De même, la justice camerounaise, n’a jamais traité les cas sociaux avec la célérité qu’exige la doctrine. Cette situation est souvent aggravée par la tendance à la rivalité inutile tous azimuts des organisations professionnelles de l’échiquier, déstructurées, mais uniquement soucieuses de préséance auprès des bailleurs de fonds.

Plusieurs d'entre eux se trouvent en prison ou menacés d'être emprisonnés au Cameroun. L'on a aussi assisté il y a de cela quelques années au décès d'un directeur de publication à la prison de Yaoundé. Selon Emmanuel Mbiedi, chroniqueur à l'hebdomadaire la République, cette affaire est révélatrice de la situation des journalistes au Cameroun. Il dénonce une « instrumentalisation de la justice pour mettre les journalistes hors d’état de nuire, à un moment crucial de la vie politique nationale ».

Le monde la presse au Cameroun est aussi la cible des intimidations, qui interviennent notamment quand la situation politique se tend.

Ne faites pas par exemple pas de révélations sur la crise anglophone ou de la secte de Boko Haram. C’est le cas ces derniers mois avec Mimi Mefo. Journaliste à Equinoxe télévision, arrêtée en novembre 2018 en situation professionnelle par les autorités camerounaises et jetée en prison où à l'issue d'un procès kafkaïen, elle a recouvré la liberté après avoir été inculpée par un tribunal militaire d’atteinte à la “sûreté de l’Etat”.

Depuis la tenue de la présidentielle le 7 octobre 2018, au moins six journalistes ont été interpellés au Cameroun, dont deux restent incarcérés.


Michel Biem Tong, promoteur d’un site Internet, a été arrêté en octobre 2018 a retrouvé la liberté le 14 décembre 2018. La veille, le Président camerounais Paul Biya avait décidé de "l'arrêt des poursuites pendantes devant les Tribunaux militaires contre un certain nombre de personnes arrêtées pour des délits commis dans le cadre de la crise" anglophone.
Il était poursuivi pour « apologie de terrorisme, déclarations mensongères, outrage au chef de l’État » par le Tribunal militaire de Yaoundé pour avoir critiqué les autorités camerounaises dans la gestion de la crise anglophone et indexé les forces de sécurité dans la perpétration de violations graves des droits humains. Des cas similaires sont nombreux au Cameroun.
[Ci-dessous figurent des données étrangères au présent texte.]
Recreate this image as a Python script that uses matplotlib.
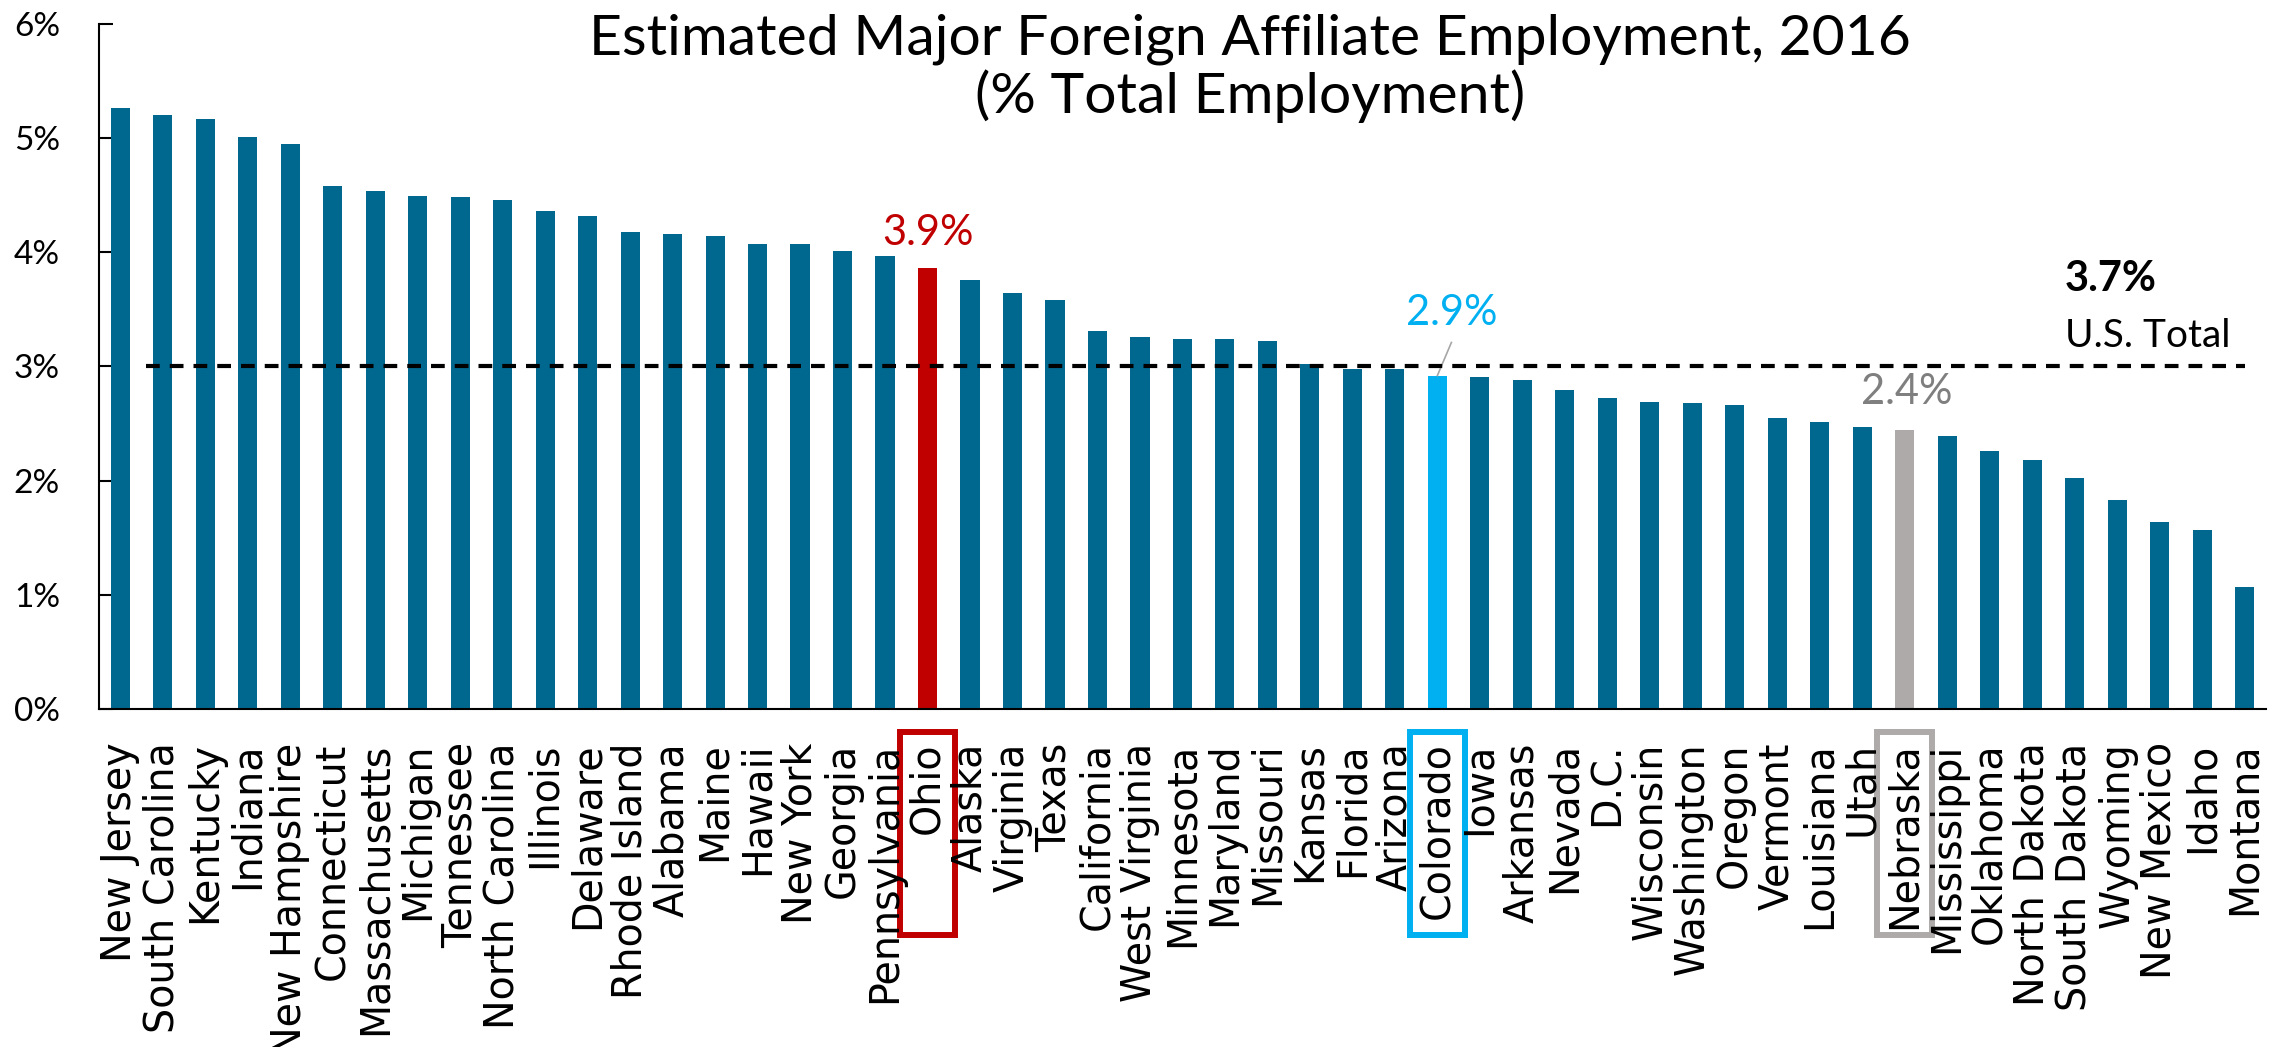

Que dire des journalistes violentés par nos force de l’ordre ?

Dans un contexte tendu comme il en est le cas actuellement, nous demeurons persuadé qu’il est impératif que les forces de l’ordre réfléchissent sur les questions de sécurité en lien avec les médias afin de créer les conditions d’une bonne collaboration. Et cette amélioration de cette collaboration pourrait certainement contribuer à une mobilisation citoyenne plus forte.
Certes, il est vrai que lorsqu’un policier par exemple fait de la violence sur des citoyens, il ne veut pas que la presse en parle. Il vaut mieux éviter d’être violent que de chercher à cacher les actes de violence. Le journaliste qui relate ces faits dans son média, n’est pas vu du bon œil par ce policier.

Que dire des chasseurs d'argent ?

Chasseurs et chasseuses d’argent dans les ambassades, organisations internationales et entreprises, ces « confrères et consœurs » font feu de tout bois, y compris la compromission aveugle avec les patrons les plus délinquants et les autorités, pour se donner de la prépondérance. Ce schéma renforce la psychose généralisée du licenciement abusif avec son lot de déni de droit ; elle renforce auprès d’un certain public de confrères l’idée d’un patronat « qui contrôle toute la situation ».
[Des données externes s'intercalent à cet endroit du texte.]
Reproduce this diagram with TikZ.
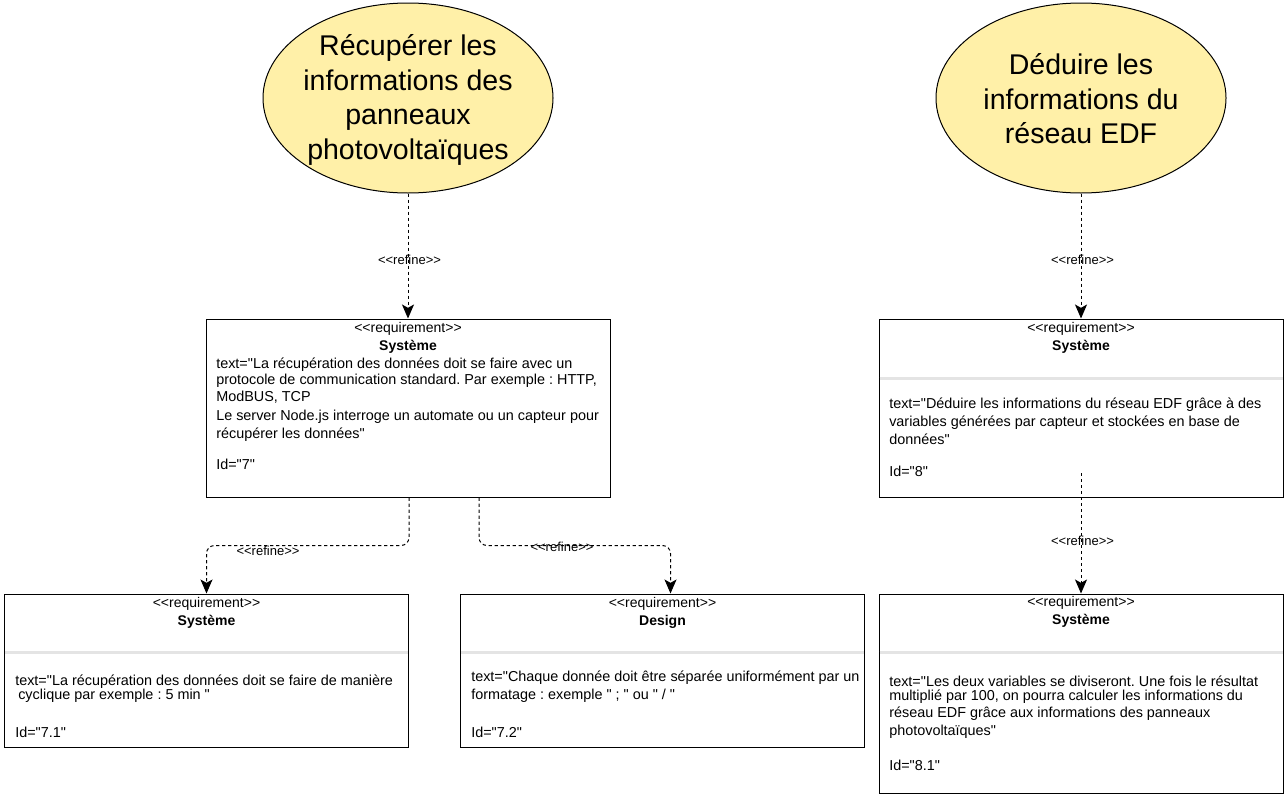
\documentclass[tikz,border=0pt]{standalone}
\usepackage{fontspec}
\setmainfont{Liberation Sans}[Ligatures=TeXOff]
\usetikzlibrary{shapes.geometric,arrows.meta,calc}
\definecolor{goalfill}{HTML}{FFF0A8}
\definecolor{sepgray}{HTML}{E4E4E4}
\frenchspacing
\begin{document}
\frenchspacing
\begin{tikzpicture}[x=0.75pt,y=-0.75pt,
 goal/.style={ellipse,draw=black,line width=0.75pt,fill=goalfill,minimum width=217.5pt,minimum height=142.5pt,inner sep=0pt},
 goaltext/.style={font=\fontsize{21.4}{25.8}\selectfont,align=center,inner sep=0pt},
 req/.style={rectangle,draw=black,line width=0.75pt,fill=white,minimum width=303pt,inner sep=0pt},
 stereo/.style={font=\fontsize{10.5}{12}\selectfont,inner sep=0pt,anchor=mid},
 reqname/.style={font=\bfseries\fontsize{10.5}{12}\selectfont,inner sep=0pt,anchor=mid},
 body/.style={font=\fontsize{10.8}{12}\selectfont,inner sep=0pt,anchor=mid west},
 sepline/.style={draw=sepgray,line width=2.25pt},
 refine/.style={draw=black,line width=0.75pt,dash pattern=on 2.5pt off 2pt,-{Stealth[length=10.5pt,width=9pt,inset=2.5pt]},rounded corners=6pt},
 lbl/.style={font=\fontsize{9.75}{11}\selectfont,inner sep=0pt,anchor=mid}
]
\path[use as bounding box] (0,0) rectangle (1287,796);

% goals
\node[goal] (g1) at (408,98) {};
\node[goaltext] (g1t) at (408,100) {Récupérer les\\informations des\\panneaux\\photovoltaïques};
\node[goal] (g2) at (1081,98) {};
\node[goaltext] (g2t) at (1081,99) {Déduire les\\informations du\\réseau EDF};

% requirement boxes
\node[req,minimum height=133.5pt] (A) at (408,408) {};
\node[req,minimum height=114.75pt] (B) at (206.5,670.5) {};
\node[req,minimum height=114.75pt] (C) at (662.5,670.5) {};
\node[req,minimum height=133.5pt] (D) at (1081,408) {};
\node[req,minimum height=149.25pt] (E) at (1081,693.5) {};

% separators
\draw[sepline] ($(B.north west)+(1,59)$) -- ($(B.north east)+(-1,59)$);
\draw[sepline] ($(C.north west)+(1,59)$) -- ($(C.north east)+(-1,59)$);
\draw[sepline] ($(D.north west)+(1,60)$) -- ($(D.north east)+(-1,60)$);
\draw[sepline] ($(E.north west)+(1,59)$) -- ($(E.north east)+(-1,59)$);

% box A text
\node[stereo] (As) at (408,329) {<<requirement>>};
\node[reqname] (An) at (408,347) {Système};
\node[body] (A1) at (216,365) {text="La récupération des données doit se faire avec un};
\node[body] (A2) at (216,381) {protocole de communication standard. Par exemple : HTTP,};
\node[body] (A3) at (216,398) {ModBUS, TCP};
\node[body] (A4) at (216,417) {Le server Node.js interroge un automate ou un capteur pour};
\node[body] (A5) at (216,435) {récupérer les données"};
\node[body] (A6) at (216,466) {Id="7"};

% box B text
\node[stereo] (Bs) at (206.5,604) {<<requirement>>};
\node[reqname] (Bn) at (206.5,622) {Système};
\node[body] (B1) at (15,682) {text="La récupération des données doit se faire de manière};
\node[body] (B2) at (18,696) {cyclique par exemple : 5 min "};
\node[body] (B3) at (15,734) {Id="7.1"};

% box C text
\node[stereo] (Cs) at (662.5,604) {<<requirement>>};
\node[reqname] (Cn) at (662.5,622) {Design};
\node[body] (C1) at (471,678) {text="Chaque donnée doit être séparée uniformément par un};
\node[body] (C2) at (471,696) {formatage : exemple " ; " ou " / "};
\node[body] (C3) at (471,734) {Id="7.2"};

% box D text
\node[stereo] (Ds) at (1081,329) {<<requirement>>};
\node[reqname] (Dn) at (1081,347) {Système};
\node[body] (D1) at (889,405) {text="Déduire les informations du réseau EDF grâce à des};
\node[body] (D2) at (889,423) {variables générées par capteur et stockées en base de};
\node[body] (D3) at (889,441) {données"};
\node[body] (D4) at (889,473) {Id="8"};

% box E text
\node[stereo] (Es) at (1081,603) {<<requirement>>};
\node[reqname] (En) at (1081,621) {Système};
\node[body] (E1) at (889,683) {text="Les deux variables se diviseront. Une fois le résultat};
\node[body] (E2) at (889,697) {multiplié par 100, on pourra calculer les informations du};
\node[body] (E3) at (889,714) {réseau EDF grâce aux informations des panneaux};
\node[body] (E4) at (889,732) {photovoltaïques"};
\node[body] (E5) at (889,767) {Id="8.1"};

% connectors
\draw[refine] (g1.south) -- (A.north);
\node[lbl] (r1) at (409.5,261) {<<refine>>};
\draw[refine] (g2.south) -- (D.north);
\node[lbl] (r2) at (1082.5,261) {<<refine>>};

\coordinate (ab0) at ($(A.south)+(1,0)$);
\draw[refine] (ab0) -- ++(0,48) -| (B.north);
\node[lbl] (r3) at (268,552) {<<refine>>};

\coordinate (ac0) at ($(A.south)+(71,0)$);
\coordinate (ac1) at ($(C.north)+(8,0)$);
\draw[refine] (ac0) -- ++(0,48) -| (ac1);
\node[lbl] (r4) at (562,548) {<<refine>>};

\coordinate (de0) at (1081,473);
\draw[refine] (de0) -- (E.north);
\node[lbl] (r5) at (1082.5,542) {<<refine>>};
\end{tikzpicture}
\end{document}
L’on peut toutefois affirmer que, depuis quelques temps, la situation s’est légèrement améliorée suite aux multiples assauts du (seul) Syndicat National des Journalistes du Cameroun (SNJC) contre les patrons indélicats, lesquels ont fait l’objet de dénonciations systématiques relayées dans les médias.

En dépit des bas salaires, d'arriérés, de l'absence d'équipement, des terribles conditions de travail, du harcèlement des officiels et d'autres maux chroniques, les journalistes camerounais essaient de faire leur métier. Quiconque est tenté de pester contre un titre ou des phrases mal écrits devrait s'en rappeler. Car le fait même que ces journalistes essaient de faire de leur mieux est déjà admirable. Et ils font chaque jour un peu mieux.

Les journalistes survivent à cet enfer parce qu'ils aiment leur métier. Cette journée du 3 mai 2019 devrait être une journée de remise en question à la fois chez les journalistes et les patrons des journaux Camerounais et des journalistes qu’ils emploient. Une manière de remettre sur la sellette la problématique de l’emploi de ceux qui chaque jour font frémir ceux qui pensent à un changement véritable au Cameroun.